GIVEN MATERIAL:
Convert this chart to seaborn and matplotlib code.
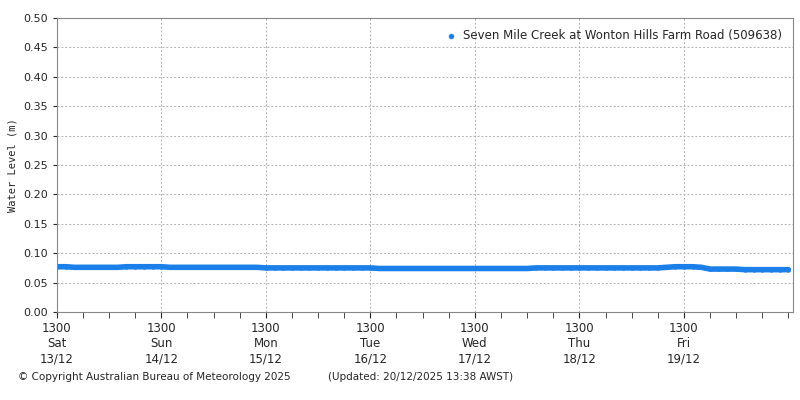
import numpy as np
import pandas as pd
import matplotlib
matplotlib.use("Agg")
import matplotlib.pyplot as plt
import matplotlib.dates as mdates
import seaborn as sns

sns.set_style("white")
plt.rcParams['font.family'] = ['DejaVu Sans']

start = "2025-12-13 13:00"
level_sat = [0.077,0.077,0.076,0.076,0.076,0.076,0.076,0.076,0.077,0.077,0.077,0.077]
level_sun = [0.077,0.076,0.076,0.076,0.076,0.076,0.076,0.076,0.076,0.076,0.076,0.076]
level_mon = [0.075,0.075,0.075,0.075,0.075,0.075,0.075,0.075,0.075,0.075,0.075,0.075]
level_tue = [0.075,0.074,0.074,0.074,0.074,0.074,0.074,0.074,0.074,0.074,0.074,0.074]
level_wed = [0.074,0.074,0.074,0.074,0.074,0.074,0.074,0.075,0.075,0.075,0.075,0.075]
level_thu = [0.075,0.075,0.075,0.075,0.075,0.075,0.075,0.075,0.075,0.075,0.076,0.077]
level_fri = [0.077,0.077,0.076,0.073,0.073,0.073,0.073,0.072,0.072,0.072,0.072,0.072]
level_end = [0.072]
series_name = "Seven Mile Creek at Wonton Hills Farm Road (509638)"

levels = level_sat+level_sun+level_mon+level_tue+level_wed+level_thu+level_fri+level_end
times = pd.date_range(start, periods=len(levels), freq="2h")
df = pd.DataFrame({"time": times, "level": levels})

fig, ax = plt.subplots(figsize=(8, 4), dpi=100)
fig.subplots_adjust(left=0.071, right=0.991, top=0.955, bottom=0.22)
col = "#1a7fe8"
sns.lineplot(data=df, x="time", y="level", ax=ax, color=col, linewidth=4, legend=False)
sns.scatterplot(data=df, x="time", y="level", ax=ax, color=col, s=8, edgecolor=col, label=series_name)

t0 = pd.Timestamp(start)
ax.set_xlim(t0, pd.Timestamp("2025-12-20 14:00"))
ax.set_ylim(0, 0.5)
ax.set_yticks(np.arange(0, 0.501, 0.05))
ax.set_yticklabels([f"{v:.2f}" for v in np.arange(0, 0.501, 0.05)], fontsize=8)
days = pd.date_range(t0, periods=7, freq="D")
ax.set_xticks(days)
ax.set_xticklabels([f"1300\n{d.strftime('%a')}\n{d.strftime('%d/%m')}" for d in days], fontsize=8.5)
ax.xaxis.set_minor_locator(mdates.HourLocator(byhour=[1,7,13,19]))
ax.tick_params(axis="x", which="both", direction="out", length=4, bottom=True)
ax.tick_params(axis="y", direction="out", length=3, left=True)
ax.grid(True, which="major", color="#b0b0b0", linestyle=(0, (2, 2)), linewidth=0.7)
for s in ax.spines.values():
    s.set_color("#888888")
ax.set_xlabel("")
ax.set_ylabel("Water Level (m)", fontsize=7.5, family="monospace")
leg = ax.legend(loc="upper right", frameon=False, fontsize=8.5, handletextpad=0.0, markerscale=1.3)
fig.text(0.022, 0.05, "© Copyright Australian Bureau of Meteorology 2025", fontsize=7.5)
fig.text(0.41, 0.05, "(Updated: 20/12/2025 13:38 AWST)", fontsize=7.5)
fig.savefig("out.png")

GIVEN EXERCISE: Begin at the first line of the data above and repeat each line exactly, stopping after the line containing "plt.rcParams['font.family'] = ['DejaVu Sans']". Omit the pictures.

WRITTEN ANSWER:
Convert this chart to seaborn and matplotlib code.
import numpy as np
import pandas as pd
import matplotlib
matplotlib.use("Agg")
import matplotlib.pyplot as plt
import matplotlib.dates as mdates
import seaborn as sns

sns.set_style("white")
plt.rcParams['font.family'] = ['DejaVu Sans']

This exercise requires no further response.